Some inmates complied with orders to stand down, DOC officials said, but others resisted, and officers deployed pepper spray and sting balls, which release light, noise and rubber pellets.
In messages to relatives or significant others, inmates outlined frustrations over plans to move them to different sections of the prison.
At about 1:30 a.m. Wednesday, one man said in a message that officials wanted to move him and others to a tier that had housed inmates who tested positive for novel coronavirus. He believed that tier had not been cleaned. “Things just went from bad to worse,” he said. “Please pray.”
An inmate messaged on Wednesday afternoon that officers called for reinforcements when prisoners resisted appeals for them to move.
“I’m not moving back to a tier that hasn’t been sanitized,” he said. “Sorry but you’re not going to put me at risk when I do my part and stay away from people.”
Eighteen inmates involved in the disturbance were placed in segregation pending an internal investigation, DOC spokeswoman Susan Biller said.
Fear of the coronavirus continues to be a part of daily life in Washington and across the country.
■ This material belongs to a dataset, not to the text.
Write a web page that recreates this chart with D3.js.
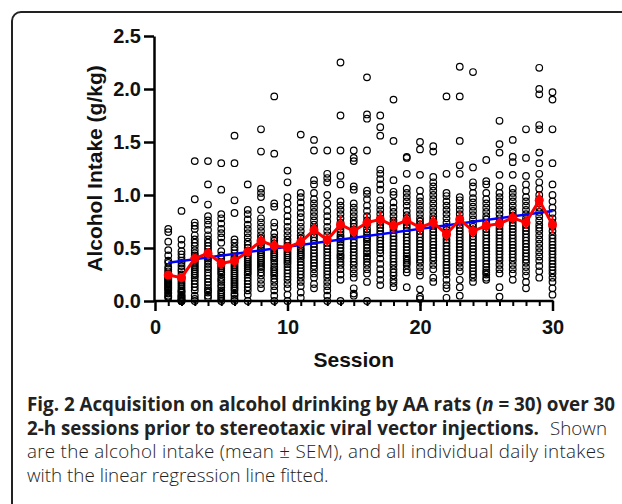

Washington’s number of positive COVID-19 cases has climbed to 9,608 as of Thursday afternoon, including 446 deaths.
Nationally, the issue of how to protect prison and jail staff and those incarcerated from a widespread outbreak is being debated.
Corrections officials in Washington have been reluctant to undertake more aggressive steps enacted at the county level and in other states to protect the incarcerated from being exposed to the virus.
North Dakota and Utah were among a handful of states that moved to identify inmates who might be eligible for release in order to reduce prison populations. Utah began freeing the first of at least 80 inmates this month who both had a place to live that was approved by officials and had already been scheduled for release within the next three months. North Dakota planned to release more than 50 prisoners.
In Washington, meanwhile, King County had worked to reduce its jail populations by more than 500 inmates since the area became the nation’s first epicenter for the coronavirus outbreak. Two key measures involved reducing the types of offenses that could land inmates in jail.
King County jails will not book people charged only with misdemeanors, unless their crimes involved assault, protection-order violations, DUIs or sex crimes.
In court documents responding to the Columbia Legal Services lawsuit, Washington corrections officials have cited a variety of factors in resisting calls for releasing inmates, including that state law requires them to provide at least 30 days’ advance notice to victims whose assailants are being released.
Susan Leavell, senior administrator of the DOC’s Reentry Division, said early release of inmates during the pandemic and financial crisis could also be detrimental to inmates as they transition back into society. They would face limited employment options, as well as less access to mental-health services and drug treatment than usual, she said in a court filing.
“These releases would jeopardize public safety and the well-being of the individuals who would be released,” she said.
In another court filing, DOC officials calculated that accepting the Columbia Legal Services lawsuit demands in their entirety would result in the release of more than 11,700 of the state’s 19,000 people in state custody, including 5,272 serving time for murder, manslaughter, rape, child molestation or assault.